Using Anaconda you can create the environment via
conda env create -f environment.yml
Alternatively requirements.txt
contains all exact versions that have been tested. These can be installed with Anaconda via
conda create --name pcvf --file requirements.txt
The requirements might have to be adjusted if the use of cuda is desired. After installing the requirements execute the following command in the directory of the repository.
pip install -e .
The experiments
folder contains configurations for most experiments of the thesis in a custom format. The script execute_experiment.py
offers the possibility to run these configurations. For example
python execute_experiment.py hc_comp_s_pcac_fp 50000
will run the experiment with the name hc_comp_s_pcac_fp
for 50000 exploration steps. How many time steps in the environment are executed for one exploration step depends on the specific algorithm. All other parameters are set in the according config.ini
file (here experiments/hc_comp_s_pcac_fp/config.ini). At the end of the run a checkpoint is created in the experiment folder with an incremental run ID. This checkpoint may be used to evaluate the policy or continue training. Rerunning the command will result in a newly initialized run. Old runs can also be continued by including the --run_id
option as follows:
python execute_experiment.py hc_comp_s_pcac_fp 50000 --run_id 1 --device "cpu"
Also --device
specifies the device to run the experiment on. By default the script will check whether cuda is available and will use it if so. This option may be used to overrule this default.
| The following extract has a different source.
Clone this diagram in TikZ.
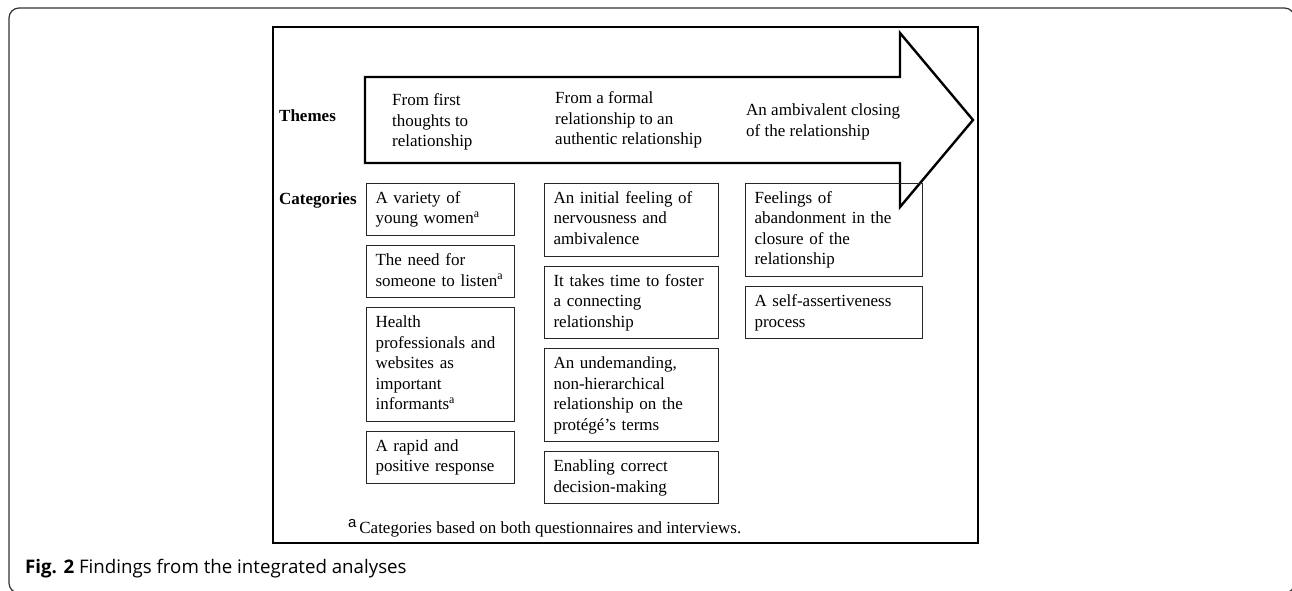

After executing an experiment the resulting policy can be viewed with the observe.py
script as following:
python observe.py hc_comp_s_pcac_fp 1000
The 1000
here indicate for how many time steps the demonstration should run. The environment is reset if the episode terminates. Here the latest (highest id) run of the experiment is shown, again with the --run_id
option a specific run can be shown.
python observe.py "hc_comp_s_pcac_fp" 1000 --run_id 1 --no-render
The option --no-render
disables the rendering. At the end of the time steps the mean and standard deviation of the return across all episodes is printed.
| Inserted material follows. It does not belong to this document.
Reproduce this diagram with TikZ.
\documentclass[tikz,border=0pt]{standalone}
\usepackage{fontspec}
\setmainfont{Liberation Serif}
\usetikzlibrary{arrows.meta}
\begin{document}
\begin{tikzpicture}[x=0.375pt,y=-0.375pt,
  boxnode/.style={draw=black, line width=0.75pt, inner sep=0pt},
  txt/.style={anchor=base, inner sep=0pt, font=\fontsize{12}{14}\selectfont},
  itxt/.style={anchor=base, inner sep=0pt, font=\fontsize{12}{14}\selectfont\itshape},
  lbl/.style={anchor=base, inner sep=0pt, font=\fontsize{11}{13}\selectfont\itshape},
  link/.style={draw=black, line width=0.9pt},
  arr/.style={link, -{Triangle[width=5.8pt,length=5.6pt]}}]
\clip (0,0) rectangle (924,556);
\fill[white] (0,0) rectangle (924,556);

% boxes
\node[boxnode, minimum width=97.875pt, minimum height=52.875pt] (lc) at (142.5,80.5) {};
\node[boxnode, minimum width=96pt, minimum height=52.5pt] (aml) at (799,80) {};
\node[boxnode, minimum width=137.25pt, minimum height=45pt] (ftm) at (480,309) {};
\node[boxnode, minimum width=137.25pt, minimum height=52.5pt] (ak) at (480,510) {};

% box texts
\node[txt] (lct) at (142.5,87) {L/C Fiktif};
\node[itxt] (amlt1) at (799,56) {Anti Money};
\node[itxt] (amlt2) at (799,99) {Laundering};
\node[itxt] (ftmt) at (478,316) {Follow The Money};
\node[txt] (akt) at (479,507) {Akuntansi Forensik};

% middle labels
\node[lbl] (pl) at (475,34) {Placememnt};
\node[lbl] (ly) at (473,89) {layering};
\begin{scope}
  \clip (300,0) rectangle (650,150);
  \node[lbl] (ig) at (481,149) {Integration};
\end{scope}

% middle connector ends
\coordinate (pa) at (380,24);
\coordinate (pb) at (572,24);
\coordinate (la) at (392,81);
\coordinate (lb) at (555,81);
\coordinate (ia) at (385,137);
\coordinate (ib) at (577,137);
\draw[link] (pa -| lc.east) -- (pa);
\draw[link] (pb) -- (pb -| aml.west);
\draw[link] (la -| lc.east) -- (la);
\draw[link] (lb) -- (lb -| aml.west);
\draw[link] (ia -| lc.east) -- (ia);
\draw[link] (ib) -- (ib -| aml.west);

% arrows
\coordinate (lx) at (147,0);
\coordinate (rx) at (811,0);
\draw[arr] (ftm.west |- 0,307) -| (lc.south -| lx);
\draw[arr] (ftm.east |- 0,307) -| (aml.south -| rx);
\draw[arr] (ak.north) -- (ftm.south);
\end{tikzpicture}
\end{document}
The following table shows which experiments are contained in this repository and in which figures they (or very similar configurations) have been used.
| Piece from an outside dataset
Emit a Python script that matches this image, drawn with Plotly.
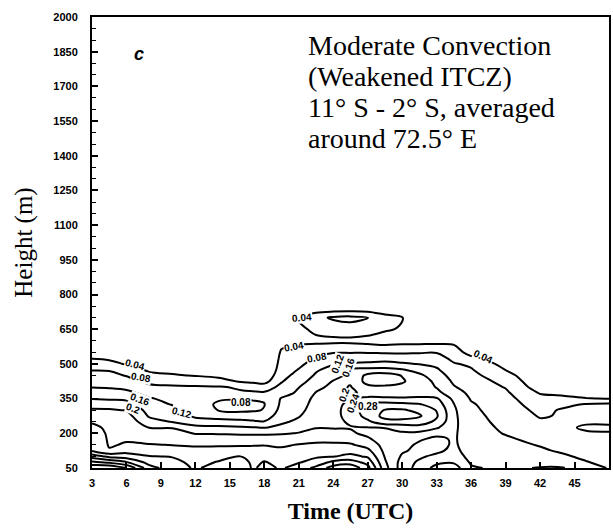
import numpy as np
import plotly.graph_objects as go

# ---------------- data ----------------
TIMES = [3, 4.5, 6, 8, 10, 12, 14, 16, 17, 18, 19.5, 21, 22.5, 24, 25.5, 27,
         28.5, 30, 31.5, 33, 34.5, 36, 39, 42, 44, 46, 48]
HEIGHTS = [50, 75, 100, 125, 150, 175, 200, 225, 250, 275, 300, 325, 350, 375,
           400, 425, 450, 475, 500, 525, 550, 600, 650, 700, 750, 2000]

# one vertical profile (bottom -> top, at HEIGHTS) per time in TIMES
P_T03 = [0.47, 0.41, 0.34, 0.277, 0.272, 0.268, 0.263, 0.252, 0.235, 0.22, 0.205, 0.185, 0.158, 0.14, 0.118, 0.107, 0.093, 0.078, 0.059, 0.038, 0.025, 0, 0, 0, 0, 0]
P_T045 = [0.48, 0.39, 0.31, 0.243, 0.237, 0.235, 0.233, 0.23, 0.226, 0.22, 0.205, 0.18, 0.155, 0.136, 0.116, 0.104, 0.09, 0.077, 0.055, 0.032, 0.02, 0, 0, 0, 0, 0]
P_T06 = [0.44, 0.362, 0.30, 0.265, 0.243, 0.237, 0.234, 0.23, 0.225, 0.215, 0.198, 0.175, 0.152, 0.13, 0.11, 0.095, 0.078, 0.06, 0.036, 0.02, 0.01, 0, 0, 0, 0, 0]
P_T08 = [0.335, 0.305, 0.282, 0.26, 0.242, 0.227, 0.213, 0.199, 0.175, 0.155, 0.145, 0.135, 0.123, 0.106, 0.089, 0.07, 0.051, 0.033, 0.02, 0.01, 0.005, 0, 0, 0, 0, 0]
P_T10 = [0.30, 0.29, 0.278, 0.258, 0.239, 0.226, 0.212, 0.198, 0.158, 0.145, 0.132, 0.118, 0.11, 0.1, 0.085, 0.066, 0.044, 0.028, 0.015, 0.005, 0, 0, 0, 0, 0, 0]
P_T12 = [0.275, 0.27, 0.262, 0.25, 0.236, 0.218, 0.198, 0.172, 0.138, 0.112, 0.1, 0.094, 0.09, 0.087, 0.083, 0.066, 0.038, 0.02, 0.01, 0, 0, 0, 0, 0, 0, 0]
P_T14 = [0.295, 0.282, 0.27, 0.252, 0.236, 0.218, 0.197, 0.17, 0.133, 0.105, 0.079, 0.076, 0.083, 0.087, 0.083, 0.055, 0.03, 0.015, 0.005, 0, 0, 0, 0, 0, 0, 0]
P_T16 = [0.31, 0.296, 0.281, 0.256, 0.236, 0.216, 0.195, 0.165, 0.13, 0.1, 0.072, 0.07, 0.082, 0.084, 0.075, 0.035, 0.015, 0.005, 0, 0, 0, 0, 0, 0, 0, 0]
P_T17 = [0.274, 0.272, 0.268, 0.255, 0.237, 0.217, 0.194, 0.162, 0.125, 0.1, 0.075, 0.074, 0.083, 0.084, 0.07, 0.03, 0.012, 0.002, 0, 0, 0, 0, 0, 0, 0, 0]
P_T18 = [0.292, 0.282, 0.27, 0.255, 0.238, 0.218, 0.194, 0.158, 0.122, 0.1, 0.082, 0.079, 0.083, 0.084, 0.062, 0.025, 0.01, 0, 0, 0, 0, 0, 0, 0, 0, 0]
P_T195 = [0.275, 0.27, 0.262, 0.247, 0.235, 0.218, 0.196, 0.172, 0.152, 0.14, 0.133, 0.127, 0.123, 0.105, 0.09, 0.077, 0.065, 0.058, 0.052, 0.048, 0.044, 0.03, 0, 0, 0, 0]
P_T21 = [0.3, 0.277, 0.265, 0.252, 0.242, 0.225, 0.202, 0.185, 0.17, 0.157, 0.147, 0.14, 0.133, 0.126, 0.119, 0.107, 0.095, 0.082, 0.07, 0.058, 0.05, 0.035, 0.03, 0.045, 0, 0]
P_T225 = [0.33, 0.295, 0.275, 0.26, 0.245, 0.232, 0.215, 0.198, 0.192, 0.187, 0.182, 0.177, 0.172, 0.162, 0.15, 0.135, 0.125, 0.115, 0.098, 0.083, 0.068, 0.03, 0.05, 0.07, 0, 0]
P_T24 = [0.38, 0.33, 0.278, 0.262, 0.245, 0.232, 0.213, 0.197, 0.19, 0.187, 0.186, 0.185, 0.182, 0.175, 0.17, 0.162, 0.148, 0.133, 0.117, 0.097, 0.078, 0.03, 0.06, 0.085, 0, 0]
P_T255 = [0.39, 0.34, 0.29, 0.265, 0.245, 0.225, 0.205, 0.198, 0.205, 0.215, 0.218, 0.212, 0.198, 0.157, 0.158, 0.165, 0.168, 0.163, 0.125, 0.1, 0.078, 0.03, 0.065, 0.09, 0, 0]
P_T27 = [0.335, 0.305, 0.275, 0.25, 0.225, 0.205, 0.192, 0.199, 0.232, 0.255, 0.26, 0.25, 0.215, 0.165, 0.19, 0.215, 0.21, 0.17, 0.128, 0.1, 0.078, 0.025, 0.06, 0.082, 0, 0]
P_T285 = [0.215, 0.205, 0.197, 0.19, 0.186, 0.182, 0.188, 0.202, 0.267, 0.292, 0.282, 0.255, 0.21, 0.168, 0.195, 0.215, 0.218, 0.172, 0.13, 0.105, 0.075, 0.02, 0.045, 0.055, 0, 0]
P_T30 = [0.14, 0.145, 0.155, 0.165, 0.175, 0.185, 0.195, 0.215, 0.265, 0.3, 0.285, 0.25, 0.208, 0.168, 0.19, 0.205, 0.198, 0.163, 0.125, 0.1, 0.075, 0.025, 0.036, 0.042, 0, 0]
P_T315 = [0.175, 0.165, 0.155, 0.15, 0.152, 0.165, 0.19, 0.225, 0.26, 0.285, 0.27, 0.243, 0.21, 0.172, 0.18, 0.178, 0.168, 0.145, 0.118, 0.098, 0.077, 0.025, 0, 0, 0, 0]
P_T33 = [0.215, 0.19, 0.168, 0.152, 0.145, 0.15, 0.172, 0.205, 0.232, 0.245, 0.238, 0.222, 0.205, 0.17, 0.158, 0.152, 0.14, 0.125, 0.11, 0.095, 0.078, 0.025, 0, 0, 0, 0]
P_T345 = [0.22, 0.195, 0.178, 0.17, 0.166, 0.165, 0.166, 0.168, 0.169, 0.168, 0.166, 0.161, 0.15, 0.138, 0.123, 0.113, 0.103, 0.094, 0.083, 0.07, 0.058, 0.03, 0, 0, 0, 0]
P_T36 = [0.165, 0.155, 0.148, 0.143, 0.14, 0.138, 0.136, 0.134, 0.132, 0.13, 0.127, 0.124, 0.117, 0.11, 0.103, 0.096, 0.09, 0.083, 0.074, 0.048, 0.025, 0, 0, 0, 0, 0]
P_T39 = [0.15, 0.145, 0.14, 0.135, 0.13, 0.125, 0.118, 0.114, 0.11, 0.106, 0.102, 0.097, 0.092, 0.086, 0.078, 0.07, 0.057, 0.039, 0.025, 0.012, 0.005, 0, 0, 0, 0, 0]
P_T42 = [0.163, 0.143, 0.133, 0.125, 0.118, 0.11, 0.101, 0.093, 0.085, 0.077, 0.07, 0.062, 0.053, 0.037, 0.02, 0.008, 0, 0, 0, 0, 0, 0, 0, 0, 0, 0]
P_T44 = [0.162, 0.137, 0.125, 0.115, 0.107, 0.1, 0.093, 0.086, 0.081, 0.083, 0.084, 0.072, 0.05, 0.03, 0.01, 0, 0, 0, 0, 0, 0, 0, 0, 0, 0, 0]
P_T46 = [0.135, 0.122, 0.113, 0.105, 0.098, 0.091, 0.083, 0.076, 0.084, 0.09, 0.091, 0.083, 0.042, 0.02, 0.005, 0, 0, 0, 0, 0, 0, 0, 0, 0, 0, 0]
P_T48 = [0.118, 0.11, 0.104, 0.098, 0.092, 0.087, 0.082, 0.075, 0.085, 0.091, 0.093, 0.087, 0.038, 0.02, 0.005, 0, 0, 0, 0, 0, 0, 0, 0, 0, 0, 0]

PROFILES = [P_T03, P_T045, P_T06, P_T08, P_T10, P_T12, P_T14, P_T16, P_T17, P_T18,
            P_T195, P_T21, P_T225, P_T24, P_T255, P_T27, P_T285, P_T30, P_T315,
            P_T33, P_T345, P_T36, P_T39, P_T42, P_T44, P_T46, P_T48]

LEVEL_START, LEVEL_END, LEVEL_STEP = 0.04, 0.48, 0.04

X_TICKS = [3, 6, 9, 12, 15, 18, 21, 24, 27, 30, 33, 36, 39, 42, 45, 48]
Y_TICKS = [50, 200, 350, 500, 650, 800, 950, 1100, 1250, 1400, 1550, 1700, 1850, 2000]

# contour labels as printed on the figure
LABEL_TEXT = ["0.04", "0.08", "0.16", "0.2", "0.12", "0.08", "0.04", "0.08", "0.04",
              "0.12", "0.16", "0.2", "0.24", "0.28", "0.04"]
LABEL_T = [6.7, 7.3, 7.2, 6.6, 10.8, 16.0, 20.6, 22.6, 21.3,
           24.4, 25.3, 24.9, 25.7, 27.0, 37.0]
LABEL_H = [497, 440, 345, 307, 292, 335, 575, 528, 700,
           500, 486, 365, 330, 315, 530]
LABEL_ANGLE = [15, 10, 20, 20, 15, 0, -10, -10, -5, -70, -70, -70, -70, 0, 25]

INFO_LINES = ["Moderate Convection", "(Weakened ITCZ)",
              "11° S - 2° S, averaged", "around 72.5° E"]

# ---------------- figure ----------------
z = np.array(PROFILES, dtype=float).T

W, H = 613, 532
ML, MR, MT, MB = 92, 2, 17, 64
plot_w = W - ML - MR
plot_h = H - MT - MB

fig = go.Figure(go.Contour(
    x=TIMES, y=HEIGHTS, z=z,
    contours=dict(start=LEVEL_START, end=LEVEL_END, size=LEVEL_STEP,
                  coloring="none", showlabels=False),
    line=dict(color="black", width=2, smoothing=1.0),
    showscale=False, hoverinfo="skip",
))

tickfont = dict(family="Liberation Sans", size=11, color="black", weight="bold")

fig.update_layout(
    width=W, height=H,
    margin=dict(l=ML, r=MR, t=MT, b=MB, pad=0),
    paper_bgcolor="white", plot_bgcolor="white",
    showlegend=False,
    xaxis=dict(range=[3, 48], tickvals=X_TICKS, ticktext=[str(v) for v in X_TICKS],
               ticks="inside", ticklen=6, tickwidth=1.5, tickcolor="black",
               showline=True, linecolor="black", linewidth=2, mirror=True,
               showgrid=False, zeroline=False, tickfont=tickfont,
               ticklabelstandoff=4,
               title=dict(text="Time (UTC)", standoff=14,
                          font=dict(family="Liberation Serif", size=24, color="black",
                                    weight="bold"))),
    yaxis=dict(range=[50, 2000], tickvals=Y_TICKS, ticktext=[str(v) for v in Y_TICKS],
               ticks="inside", ticklen=6, tickwidth=1.5, tickcolor="black",
               minor=dict(tickvals=list(range(50, 2001, 50)), ticks="inside",
                         ticklen=4, tickwidth=1.2, tickcolor="black"),
               showline=True, linecolor="black", linewidth=2, mirror=True,
               showgrid=False, zeroline=False, tickfont=tickfont,
               ticklabelstandoff=10,
               title=dict(text="Height (m)", standoff=14,
                          font=dict(family="Liberation Serif", size=25, color="black"))),
)

ann = []
for txt, t, h, a in zip(LABEL_TEXT, LABEL_T, LABEL_H, LABEL_ANGLE):
    ann.append(dict(x=t, y=h, xref="x", yref="y", text=txt, showarrow=False,
                    textangle=a, bgcolor="white", borderpad=0,
                    font=dict(family="Liberation Sans", size=10, color="black",
                              weight="bold")))

ann.append(dict(x=(132 - ML) / plot_w, y=(H - MB - 42) / plot_h,
                xref="paper", yref="paper", text="<b><i>c</i></b>", showarrow=False,
                font=dict(family="Liberation Sans", size=18, color="black")))

for i, line in enumerate(INFO_LINES):
    ypix = 45 + i * 31
    ann.append(dict(x=(307 - ML) / plot_w, y=(H - MB - ypix) / plot_h,
                    xref="paper", yref="paper", xanchor="left", yanchor="middle",
                    text=line, showarrow=False,
                    font=dict(family="Liberation Serif", size=28, color="black")))

fig.update_layout(annotations=ann)

fig.write_html("out.html", config={"displayModeBar": False},
               post_script="document.body.style.margin='0px';document.body.style.overflow='hidden';")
Experiment identifier | Figures |
---|---|
hc_comp_s_pcac_fp | 14, 17 |
hc_comp_ss_pcac_fp | 14 |
hc_nstep_s_pcac_fp | 13, 17 |
hc_psvf | 2, 17 |
hc_s_pcac_fe_small | 8 |
hc_s_pcac_fp | 13, 14, 17 |
hc_s_pcac_fp_small | 8 |
hc_s_pcac_ne_small | 8 |
pen_comp_s_pcac_fp | 14 |
pen_comp_ss_pcac_fp | 14, 15, 17 |
pen_ma_comp_ss_pcac_fp | 15, 16 |
pen_ma_nstep_s_pcac_fp | 15, 16 |
pen_nstep_s_pcac_fp | 13, 15, 17 |
pen_pavf | - |
pen_pssvf | 2, 17 |
pen_psvf | 2 |
pen_s_pcac_fe | 8, 13, 14, 15, 16, 17 |
pen_s_pcac_fp | 8, 11 |
pen_s_pcac_ne | 8, 12 |
The names are structured as follows: environment_algorithm_embedding_other
Shorthands:
- hc - HalfCheetah-v2
- pen - Pendulum-v0
- s - state
- ss - start state
- comp - Comparing
- pcac - Policy-Conditioned Actor Critic
- ma - Multi Actor
- fp - Fingerprinting
- ne - Neuron embedding
- fe - flat embedding
- nstep - N-step
- pavf - Parameter-Based State-Action Value Function
- pssvf - Parameter-Based Start State Value Function
See thesis.pdf
for details on individual methods.
The Reinforcement Learning parts of the code, and some other bits, are documented with DocStrings in the code. If an interface exists, the purpose of all functions are documented within the interface. Specific subclasses are only documented in their general purpose or when a sufficient difference exists.
A Policy trained with the N-step PCAC algorithm in the Pendulum-v0 environment.
A Policy trained with the Comparing State PCAC algorithm in the HalfCHeetah-v2 environment.